Lorsque Apple met des mois à corriger une faille critique sur l’iPad, ou qu’AT&T laisse des données sensibles en accès libre, la tentation de médiatiser ces défaillances devient difficile à ignorer. Goatse Security justifie ses actions spectaculaires par l’inaction des entreprises, seules responsables selon lui de mettre en danger leurs utilisateurs.

Les actions coups d’éclat de Goatse Security soulèvent par ailleurs la question de la responsabilité des médias. En relayant la faille avant sa correction, Gawker Media a-t-il outrepassé son rôle ?
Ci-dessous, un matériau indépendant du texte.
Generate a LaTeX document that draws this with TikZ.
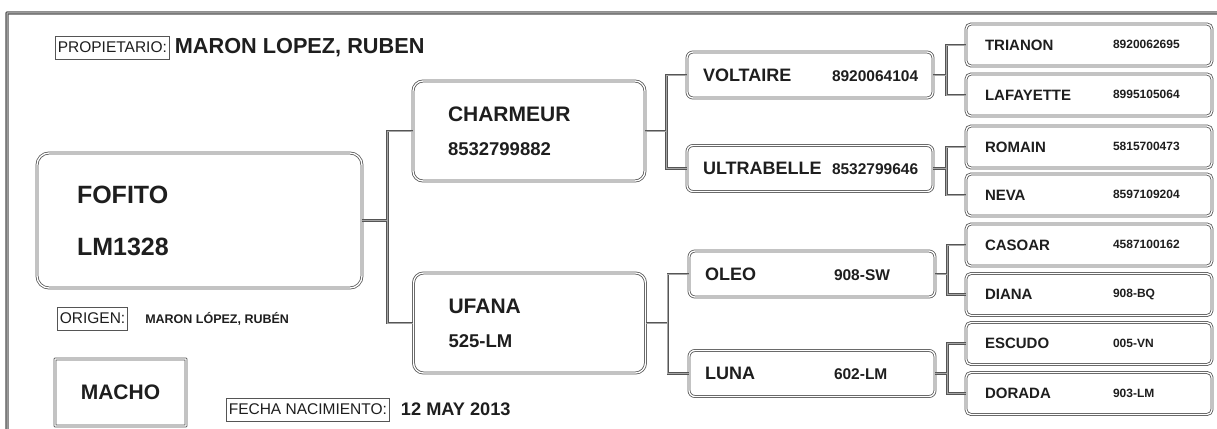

L’héritage de Goatse Security

Malgré sa disparition en 2014, Goatse Security laisse une empreinte indélébile dans le paysage de la cybersécurité. Ses révélations ont contraint des géants comme Apple à plus de vigilance.

Cependant, son héritage le plus durable réside probablement dans le domaine juridique : le procès d’Andrew Auernheimer a ravivé le débat sur la réforme des lois contre la cybercriminalité. Il a également mis en lumière les ambiguïtés qui entourent les activités des chercheurs en cybersécurité.

L’Electronic Frontier Foundation insiste pour sa part sur un point, également défendu par le collectif de hackers : les entreprises doivent assumer leurs erreurs plutôt que de criminaliser ceux qui les exposent.

L’histoire de Goatse Security met en lumière une vérité dérangeante : entre la négligence des géants de la tech et le zèle parfois excessif de la justice, les véritables gardiens de nos vies numériques cherchent encore leur place.